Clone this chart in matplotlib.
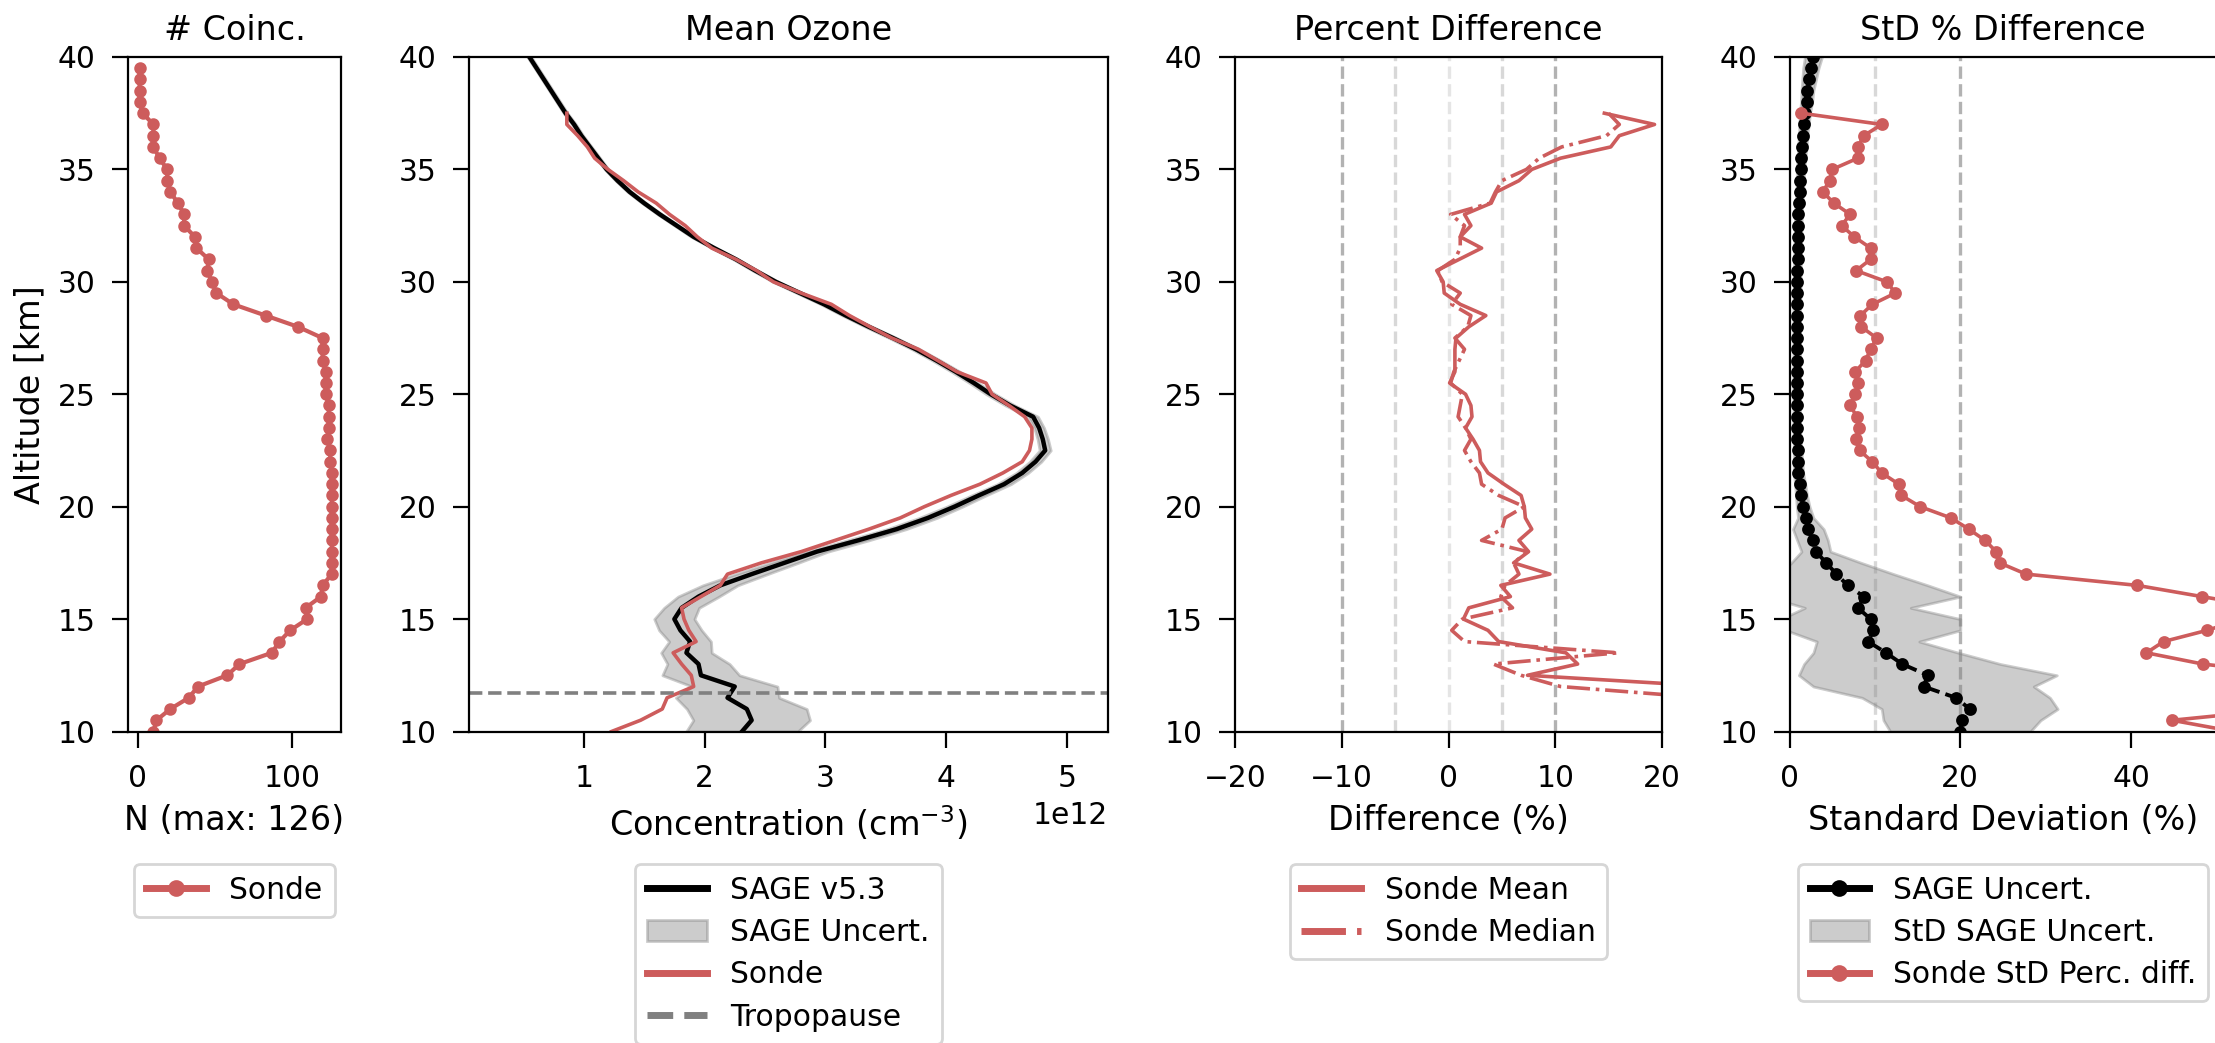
import numpy as np
import matplotlib
matplotlib.use('Agg')
import matplotlib.pyplot as plt
from matplotlib.lines import Line2D
from matplotlib.patches import Patch

nan = np.nan

# altitude grid, top (40 km) down to 10 km in 0.5 km steps
alt = np.arange(40, 9.75, -0.5)

# number of coincidences
n_coinc = [nan, 1, 1, 1, 1, 3, 10, 10, 10, 14, 19, 19, 21, 26, 30, 30, 37, 38, 46, 45,
           48, 51, 62, 83, 104, 120, 120, 120, 122, 122, 122, 124, 124, 124, 123, 125,
           125, 126, 126, 126, 126, 126, 126, 126, 126, 126, 126, 120, 119, 109, 110,
           99, 92, 87, 66, 58, 39, 33, 21, 12, 10]

# mean ozone concentration (units of 1e12 cm^-3)
sage_conc = [0.55, 0.61, 0.67, 0.73, 0.79, 0.85, 0.92, 0.98, 1.05, 1.12, 1.19, 1.28,
             1.38, 1.50, 1.63, 1.77, 1.91, 2.08, 2.26, 2.42, 2.59, 2.79, 2.99, 3.17,
             3.36, 3.56, 3.75, 3.92, 4.08, 4.23, 4.37, 4.53, 4.72, 4.77, 4.80, 4.82,
             4.74, 4.63, 4.48, 4.27, 4.07, 3.85, 3.59, 3.27, 2.93, 2.66, 2.39, 2.13,
             1.95, 1.81, 1.75, 1.80, 1.88, 1.85, 1.95, 1.97, 2.25, 2.19, 2.35, 2.39, 2.31]
sonde_conc = [nan, nan, nan, nan, nan, 0.86, 0.86, 0.95, 1.03, 1.09, 1.20, 1.33, 1.45,
              1.60, 1.71, 1.84, 1.94, 2.06, 2.26, 2.43, 2.57, 2.80, 3.05, 3.20, 3.37,
              3.55, 3.77, 3.93, 4.09, 4.33, 4.38, 4.52, 4.65, 4.71, 4.71, 4.69, 4.63,
              4.47, 4.28, 4.04, 3.82, 3.62, 3.36, 3.08, 2.80, 2.47, 2.19, 2.13, 1.97,
              1.81, 1.83, 1.87, 1.93, 1.74, 1.81, 1.89, 1.91, 1.69, 1.65, 1.47, 1.23]
tropopause = 11.7

# percent differences
diff_mean = [nan, nan, nan, nan, nan, 14.6, 19.3, 16.0, 15.2, 10.5, 7.8, 6.6, 4.5, 4.0,
             1.5, 2.1, 1.1, 3.1, 1.0, -1.1, -0.5, -0.4, 1.1, 3.5, 1.9, 0.7, 0.6, 0.6,
             0.6, 0.1, 1.6, 2.1, 2.2, 1.6, 2.3, 2.9, 3.0, 3.7, 5.2, 6.8, 7.1, 7.2, 7.8,
             6.6, 7.5, 6.1, 9.5, 4.9, 5.8, 1.9, 1.4, 3.7, 4.7, 11.0, 12.1, 7.4, 25.0,
             30.0, 44.0, 63.0, 88.0]
diff_median = [nan, nan, nan, nan, nan, 15.0, 16.0, 14.8, 10.6, 8.5, 7.3, 5.0, 4.4, 3.9,
               0.2, 1.5, 1.1, 1.1, 0.6, -1.0, -0.6, 1.1, 0.3, 2.1, 1.8, 0.6, 1.5, 1.0,
               0.5, 0.2, 1.3, 1.1, 0.9, 1.6, 2.1, 1.5, 2.1, 2.9, 3.1, 4.7, 7.1, 5.3, 5.0,
               3.1, 7.4, 6.1, 6.6, 5.3, 4.9, 6.0, 1.3, 0.3, 1.5, 15.9, 4.2, 6.8, 10.5,
               24.0, 40.0, 58.0, 80.0]

# standard deviations (%)
sage_unc = [2.8, 2.5, 2.3, 2.1, 2.0, 1.8, 1.7, 1.6, 1.5, 1.4, 1.3, 1.25, 1.2, 1.1, 1.05,
            1.0, 1.0, 0.95, 0.95, 0.9, 0.9, 0.9, 0.85, 0.85, 0.85, 0.85, 0.85, 0.85,
            0.85, 0.85, 0.85, 0.85, 0.85, 0.85, 0.9, 0.95, 1.0, 1.05, 1.25, 1.4, 1.6,
            1.9, 2.2, 2.7, 3.1, 4.3, 5.5, 6.8, 8.7, 8.0, 9.5, 9.8, 9.2, 11.3, 13.2,
            16.2, 15.7, 19.5, 21.1, 20.2, 20.0]
sage_unc_std = [1.0, 0.9, 0.8, 0.7, 0.65, 0.6, 0.55, 0.5, 0.5, 0.45, 0.45, 0.4, 0.4,
                0.4, 0.4, 0.4, 0.4, 0.4, 0.4, 0.4, 0.4, 0.4, 0.4, 0.4, 0.4, 0.4, 0.4,
                0.4, 0.4, 0.4, 0.4, 0.4, 0.4, 0.4, 0.4, 0.45, 0.5, 0.55, 0.6, 0.65,
                0.75, 0.9, 1.8, 1.8, 1.7, 4.1, 6.7, 9.4, 11.3, 6.2, 10.5, 10.2, 6.0,
                8.5, 11.5, 15.1, 12.9, 11.0, 10.3, 9.2, 8.2]
sonde_std = [nan, nan, nan, nan, nan, 1.4, 10.8, 8.7, 8.0, 8.0, 5.0, 4.7, 3.9, 5.2, 7.1,
             6.1, 7.6, 9.5, 9.5, 7.8, 11.4, 12.4, 9.7, 8.3, 8.4, 10.2, 9.5, 8.9, 7.7,
             8.0, 7.7, 7.1, 7.9, 8.1, 7.8, 8.2, 9.7, 10.8, 12.8, 13.1, 15.3, 18.9, 21.0,
             22.9, 24.2, 24.6, 27.7, 40.7, 48.3, 56.0, 53.0, 48.9, 43.8, 41.8, 48.4,
             60.0, 65.0, 62.0, 58.0, 44.8, 52.0]

red = 'indianred'
sage = np.array(sage_conc) * 1e12
sonde = np.array(sonde_conc) * 1e12
unc = np.array(sage_unc)
unc_std = np.array(sage_unc_std)

plt.rcParams.update({
    'font.size': 10.7,
    'axes.titlesize': 12,
    'axes.labelsize': 12,
    'xtick.labelsize': 10.7, 'ytick.labelsize': 10.7,
    'legend.fontsize': 10.7,
    'legend.labelspacing': 0.45,
    'xtick.major.size': 5.6, 'ytick.major.size': 5.6,
    'xtick.major.pad': 6, 'ytick.major.pad': 6,
    'axes.linewidth': 0.8,
})

fig = plt.figure(figsize=(11.075, 5.215), dpi=200)
W, H = 2215, 1043
bottom, top = 731.5, 57
lefts = [128, 469, 1235, 1789.5]
widths = [213, 639, 427, 427]
axs = [fig.add_axes([l / W, 1 - bottom / H, w / W, (bottom - top) / H])
       for l, w in zip(lefts, widths)]

leg_kw = dict(loc='upper center', bbox_to_anchor=(0.5, -0.174))

# coincidences
ax = axs[0]
ax.plot(n_coinc, alt, '-o', color=red, lw=1.5, ms=3.5)
ax.set_xlim(-6.5, 132)
ax.set_xticks([0, 100])
ax.set_title('# Coinc.')
ax.set_xlabel('N (max: %d)' % np.nanmax(n_coinc))
ax.set_ylabel('Altitude [km]')
ax.legend(handles=[Line2D([], [], color=red, lw=2.5, marker='o', ms=5, label='Sonde')], **leg_kw)

# mean ozone
ax = axs[1]
ax.fill_betweenx(alt, sage * (1 - unc / 100), sage * (1 + unc / 100), color='gray', alpha=0.4)
ax.plot(sage, alt, color='k', lw=1.6)
ax.plot(sonde, alt, color=red, lw=1.3)
ax.axhline(tropopause, color='gray', ls='--', lw=1.3)
ax.set_xlim(0.05e12, 5.34e12)
ax.set_xticks(np.arange(1, 6) * 1e12)
ax.set_title('Mean Ozone')
ax.set_xlabel('Concentration (cm$^{-3}$)')
ax.legend(handles=[Line2D([], [], color='k', lw=2.5, label='SAGE v5.3'),
                   Patch(facecolor='gray', edgecolor='gray', alpha=0.4, label='SAGE Uncert.'),
                   Line2D([], [], color=red, lw=2.5, label='Sonde'),
                   Line2D([], [], color='gray', lw=2.5, ls='--', label='Tropopause')], **leg_kw)

# percent difference
ax = axs[2]
for v, a in [(-10, 0.6), (-5, 0.3), (0, 0.2), (5, 0.3), (10, 0.6)]:
    ax.axvline(v, color='gray', ls='--', lw=1.2, alpha=a)
ax.plot(diff_mean, alt, color=red, lw=1.3)
ax.plot(diff_median, alt, color=red, lw=1.3, ls='-.')
ax.set_xlim(-20, 20)
ax.set_xticks([-20, -10, 0, 10, 20])
ax.set_title('Percent Difference')
ax.set_xlabel('Difference (%)')
ax.legend(handles=[Line2D([], [], color=red, lw=2.5, label='Sonde Mean'),
                   Line2D([], [], color=red, lw=2.5, ls='-.', label='Sonde Median')], **leg_kw)

# std of percent difference
ax = axs[3]
for v, a in [(10, 0.3), (20, 0.6)]:
    ax.axvline(v, color='gray', ls='--', lw=1.2, alpha=a)
ax.fill_betweenx(alt, unc - unc_std, unc + unc_std, color='gray', alpha=0.4)
ax.plot(unc, alt, '--o', color='k', lw=1.4, ms=3.6)
ax.plot(sonde_std, alt, '-o', color=red, lw=1.3, ms=3.6)
ax.set_xlim(0, 50)
ax.set_xticks([0, 20, 40])
ax.set_title('StD % Difference')
ax.set_xlabel('Standard Deviation (%)')
ax.legend(handles=[Line2D([], [], color='k', lw=2.5, marker='o', ms=5, label='SAGE Uncert.'),
                   Patch(facecolor='gray', edgecolor='gray', alpha=0.4, label='StD SAGE Uncert.'),
                   Line2D([], [], color=red, lw=2.5, marker='o', ms=5,
                          label='Sonde StD Perc. diff.')], **leg_kw)

for ax in axs:
    ax.set_ylim(10, 40)
    ax.set_yticks(range(10, 41, 5))

fig.savefig('out.png', dpi=200)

· · · · ·

> [WHAT IS REQUIRED]: Set the lines above down again, word for word, from the first through the one containing "99, 92, 87, 66, 58, 39, 33, 21, 12, 10]"; pictures excluded.

> [WRITTEN SOLUTION]:
Clone this chart in matplotlib.
import numpy as np
import matplotlib
matplotlib.use('Agg')
import matplotlib.pyplot as plt
from matplotlib.lines import Line2D
from matplotlib.patches import Patch

nan = np.nan

# altitude grid, top (40 km) down to 10 km in 0.5 km steps
alt = np.arange(40, 9.75, -0.5)

# number of coincidences
n_coinc = [nan, 1, 1, 1, 1, 3, 10, 10, 10, 14, 19, 19, 21, 26, 30, 30, 37, 38, 46, 45,
           48, 51, 62, 83, 104, 120, 120, 120, 122, 122, 122, 124, 124, 124, 123, 125,
           125, 126, 126, 126, 126, 126, 126, 126, 126, 126, 126, 120, 119, 109, 110,
           99, 92, 87, 66, 58, 39, 33, 21, 12, 10]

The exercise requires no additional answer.